Pour Amy Thompson, si une petite fille « a du potentiel », il faut l’encourager à jouer avec les garçons tant qu’elle le peut et « accepter qu’on ne soit pas encore au même niveau ». La joueuse est cependant optimiste : « On est sur le bon chemin, de plus en plus de clubs proposent des sections féminines et le foot féminin est de plus en plus médiatisé. Il faut se lancer, investir, prendre des risques ! » Pour Tessy Troes, les clubs doivent laisser une chance aux femmes, ne pas accorder toute leur attention aux résultats mais « choisir l’intégrité plutôt que le succès ».

Son documentaire veut raconter comment un village peut atteindre cette égalité, réussir à fonder une communauté… et encourager les autres à faire de même. La journaliste reconnaît elle aussi les progrès en cours : « Il y a beaucoup plus de licences délivrées qu’avant et une nouvelle catégorie, celle des ‘Jeunes Filles’ (entre quatorze et seize ans), est apparue il y a une dizaine d’années. Les jeunes joueuses ne passent donc plus directement aux équipes adultes à partir de quatorze ans. Cette nouvelle catégorie leur donne de la visibilité. » Des journées spéciales promouvant le foot féminin sont organisées et portent leurs fruits : « En quinze ans, le nombre de clubs avec une section féminine a triplé », souligne-t-elle et, se rappelant les trajets que devaient faire ses parents depuis le nord du Luxembourg où ils vivaient jusqu’aux clubs où avaient lieu ses entraînements et ses matchs, elle ajoute que la fédération commence à créer des navettes pour les équipes féminines aussi. 

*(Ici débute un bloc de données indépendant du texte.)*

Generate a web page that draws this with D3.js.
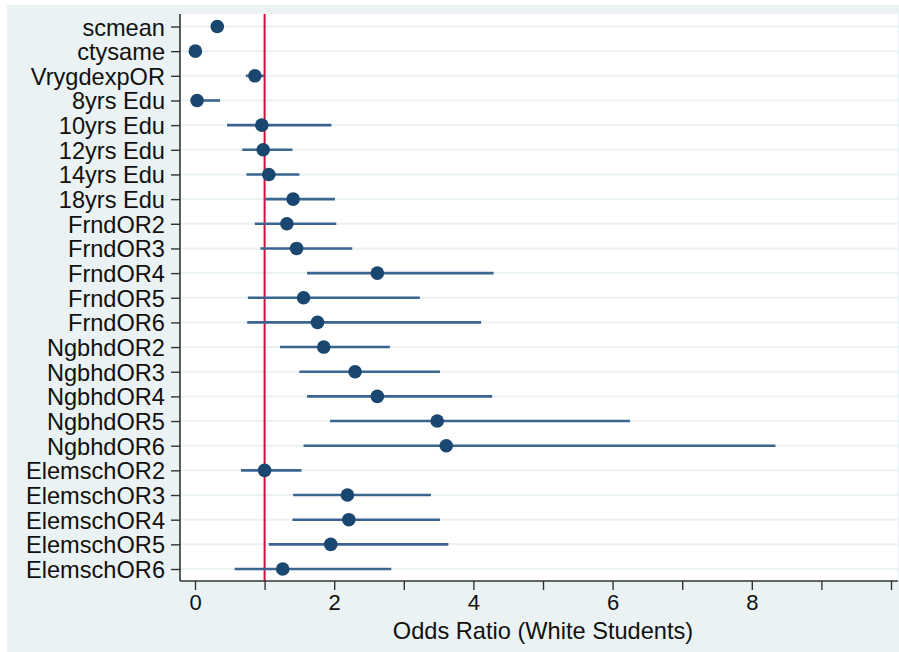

Selon Tessy Troes, si la responsabilité revient avant tout à la FLF, elle regrette aussi l’absence d’un « véritable journalisme sportif » au Grand-Duché, un journalisme qui traiterait de la culture et de la politique du sport, s’appuyant sur des recherches structurées. « Contrairement aux autres pays, il n’y a pas de journaux sportifs pour travailler sur ça, non, on n’y parle que de résultats et de la vie des joueurs ou joueuses. » Des films comme le sien doivent permettre d’ouvrir des portes, de montrer aux jeunes générations tout le chemin déjà parcouru comme preuve que l’on peut encore faire mieux. L’ancienne joueuse veut que les filles qui se lancent dans le foot aujourd’hui aient plus d’opportunités qu’elle n’en a eues et souhaite aussi voir plus de femmes coachs. Amy, qui a exercé ce métier, témoigne que, contrairement à ce qu’encore trop de personnes croient, être à la fois mère et joueuse de foot, c’est possible. « Celles que je connais ont leur soutien de leur partenaire ou de leurs proches, elles arrivent à s’organiser. Dès sept ans, leurs enfants peuvent venir aux entraînements et faire leurs devoirs dans les vestiaires… »

Après un élan d’espoir en 2021 et les deux premiers matchs féminins disputés au nouveau stade national qui opposaient les Luxembourgeoises à l’Angleterre et à l’Autriche, les joueuses se retrouvent de nouveau à jouer sur de plus petits stades comme celui du Gaalgebierg. La faute à un public trop peu nombreux selon la FLF, leurs matchs n’ayant attiré « que » 1 200 personnes sur les 1 500 tickets disponibles. Les joueuses se plient donc encore à la fédération et à leur coach. Peu à peu, on peut cependant espérer que le football féminin gagnera l’estime de tous et que, les femmes aussi, obtiendront leur place au grand stade. « Si c’est le cas », ont promis les anciennes joueuses aux plus jeunes durant le premier visionnage d’Um Ball à Differdange, « on viendra voir le match ».